↓
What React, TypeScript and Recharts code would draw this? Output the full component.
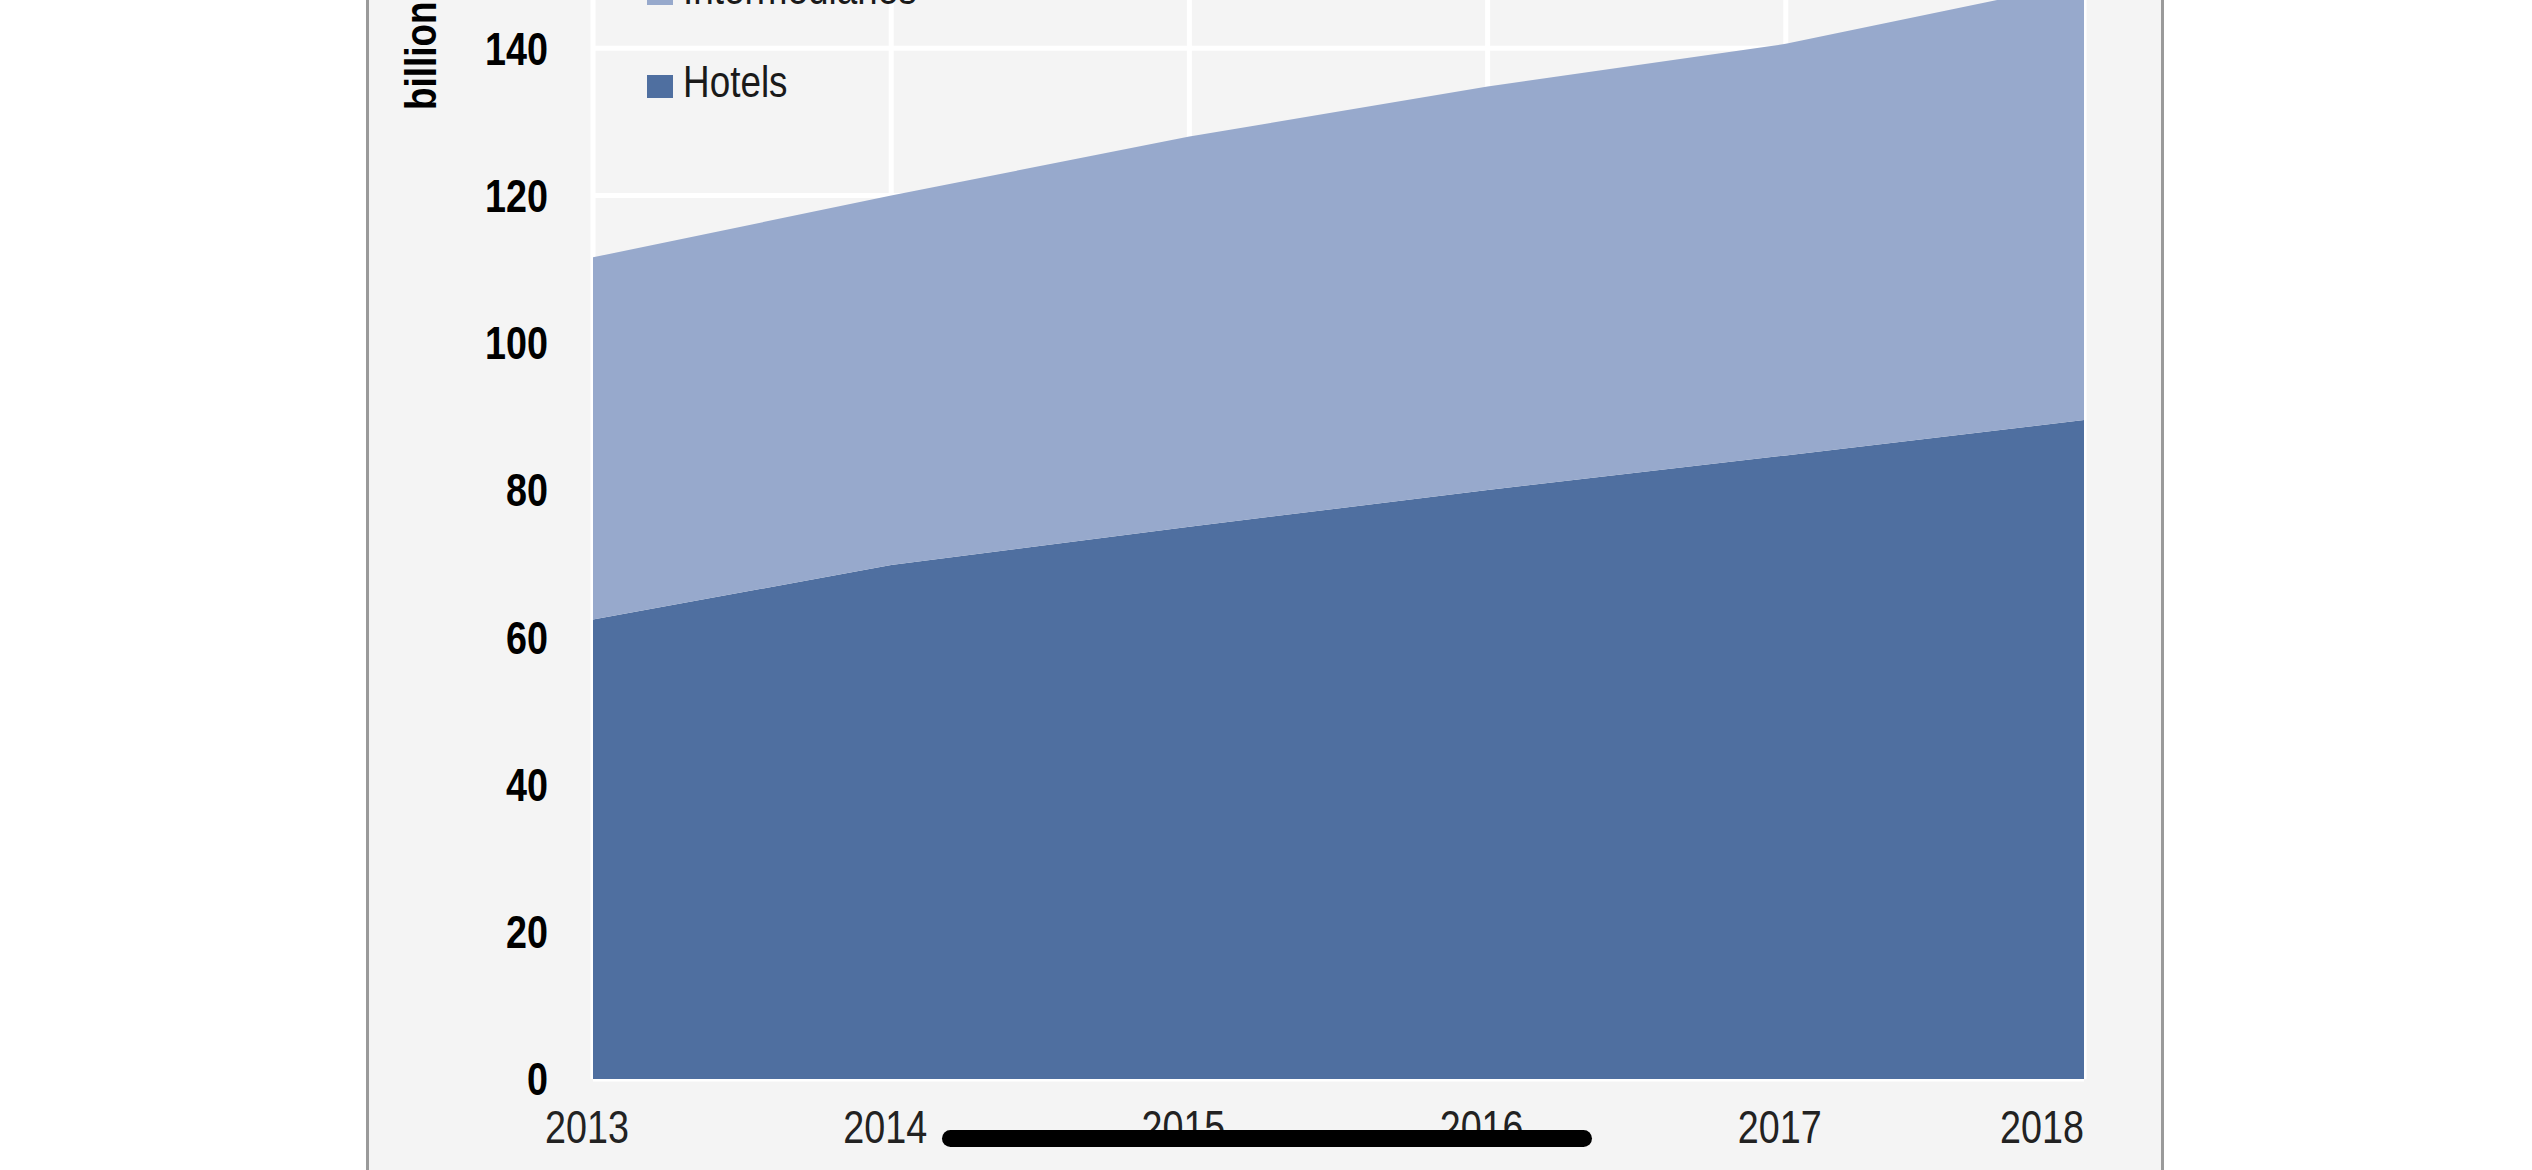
import React from 'react';
import { AreaChart, Area, XAxis, YAxis, CartesianGrid } from 'recharts';

const years = ['2013', '2014', '2015', '2016', '2017', '2018'];
const hotels = [62.4, 69.8, 75.0, 80.0, 84.7, 89.5];
const intermediaries = [49.2, 50.2, 53.0, 54.8, 55.9, 59.5];
const yTicks = [0, 20, 40, 60, 80, 100, 120, 140, 160];
const seriesNames = ['Intermediaries', 'Hotels'];
const seriesColors = ['#97a9cc', '#4f6fa0'];
const yAxisTitle = 'billion';

const data = years.map((year, i) => ({
  year,
  hotels: hotels[i],
  intermediaries: intermediaries[i],
}));

const FONT = '"Liberation Sans", Arial, sans-serif';
const NARROW = 0.82;

const XTick = (props: any) => {
  const { x, y, payload } = props;
  const last = payload.value === years[years.length - 1];
  const tx = last ? x : x - 6;
  return (
    <text
      transform={`translate(${tx},${y}) scale(${NARROW},1)`}
      x={0}
      y={0}
      dy="0.71em"
      textAnchor={last ? 'end' : 'middle'}
      fontSize={46}
      fontFamily={FONT}
      fill="#222"
    >
      {payload.value}
    </text>
  );
};

const YTick = (props: any) => {
  const { x, y, payload } = props;
  return (
    <text
      transform={`translate(${x},${y}) scale(${NARROW},1)`}
      x={0}
      y={0}
      dy="0.355em"
      textAnchor="end"
      fontSize={46}
      fontWeight="bold"
      fontFamily={FONT}
      fill="#000"
    >
      {payload.value}
    </text>
  );
};

export default function App() {
  return (
    <div style={{ position: 'fixed', left: 0, top: 0, width: 2532, height: 1170, overflow: 'hidden', background: '#fff' }}>
      <div
        style={{
          position: 'absolute',
          left: 366,
          top: -20,
          width: 1798,
          height: 1220,
          boxSizing: 'border-box',
          background: '#f4f4f4',
          borderLeft: '3px solid #9a9a9a',
          borderRight: '3px solid #9a9a9a',
        }}
      />
      <div style={{ position: 'absolute', left: 368, top: -150 }}>
        <AreaChart
          width={1796}
          height={1339}
          data={data}
          margin={{ top: 51, right: 80, left: 0, bottom: 20 }}
        >
          <CartesianGrid stroke="#ffffff" strokeWidth={5} fill="#f4f4f4" />
          <XAxis
            dataKey="year"
            axisLine={false}
            tickLine={false}
            tickSize={0}
            tickMargin={31}
            height={90}
            interval={0}
            tick={<XTick />}
          />
          <YAxis
            domain={[0, 160]}
            ticks={yTicks}
            axisLine={false}
            tickLine={false}
            tickSize={0}
            tickMargin={45}
            width={225}
            interval={0}
            tick={<YTick />}
          />
          <Area
            type="linear"
            dataKey="hotels"
            stackId="a"
            stroke="none"
            fill={seriesColors[1]}
            fillOpacity={1}
            isAnimationActive={false}
          />
          <Area
            type="linear"
            dataKey="intermediaries"
            stackId="a"
            stroke="none"
            fill={seriesColors[0]}
            fillOpacity={1}
            isAnimationActive={false}
          />
        </AreaChart>
      </div>
      <svg style={{ position: 'absolute', left: 0, top: 0 }} width={2532} height={1170}>
        <text
          transform={`translate(436,110) rotate(-90) scale(${NARROW},1)`}
          x={0}
          y={0}
          textAnchor="start"
          fontSize={45}
          fontWeight="bold"
          fontFamily={FONT}
          fill="#000"
        >
          {yAxisTitle}
        </text>
        {seriesNames.map((name, i) => (
          <g key={name}>
            <rect x={647} y={-18 + i * 93} width={26} height={23} fill={seriesColors[i]} />
            <text
              transform={`translate(683,${4 + i * 93}) scale(${NARROW},1)`}
              x={0}
              y={0}
              fontSize={45}
              fontFamily={FONT}
              fill="#1a1a1a"
            >
              {name}
            </text>
          </g>
        ))}
      </svg>
      <div
        style={{
          position: 'absolute',
          left: 942,
          top: 1130,
          width: 650,
          height: 17,
          borderRadius: 9,
          background: '#000',
        }}
      />
    </div>
  );
}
↑
| AIM |
Copy exactly the lines running from the beginning of the listing through the line that has "const NARROW = 0.82;". Drop the pictures.

| FINAL RESULT |
What React, TypeScript and Recharts code would draw this? Output the full component.
import React from 'react';
import { AreaChart, Area, XAxis, YAxis, CartesianGrid } from 'recharts';

const years = ['2013', '2014', '2015', '2016', '2017', '2018'];
const hotels = [62.4, 69.8, 75.0, 80.0, 84.7, 89.5];
const intermediaries = [49.2, 50.2, 53.0, 54.8, 55.9, 59.5];
const yTicks = [0, 20, 40, 60, 80, 100, 120, 140, 160];
const seriesNames = ['Intermediaries', 'Hotels'];
const seriesColors = ['#97a9cc', '#4f6fa0'];
const yAxisTitle = 'billion';

const data = years.map((year, i) => ({
  year,
  hotels: hotels[i],
  intermediaries: intermediaries[i],
}));

const FONT = '"Liberation Sans", Arial, sans-serif';
const NARROW = 0.82;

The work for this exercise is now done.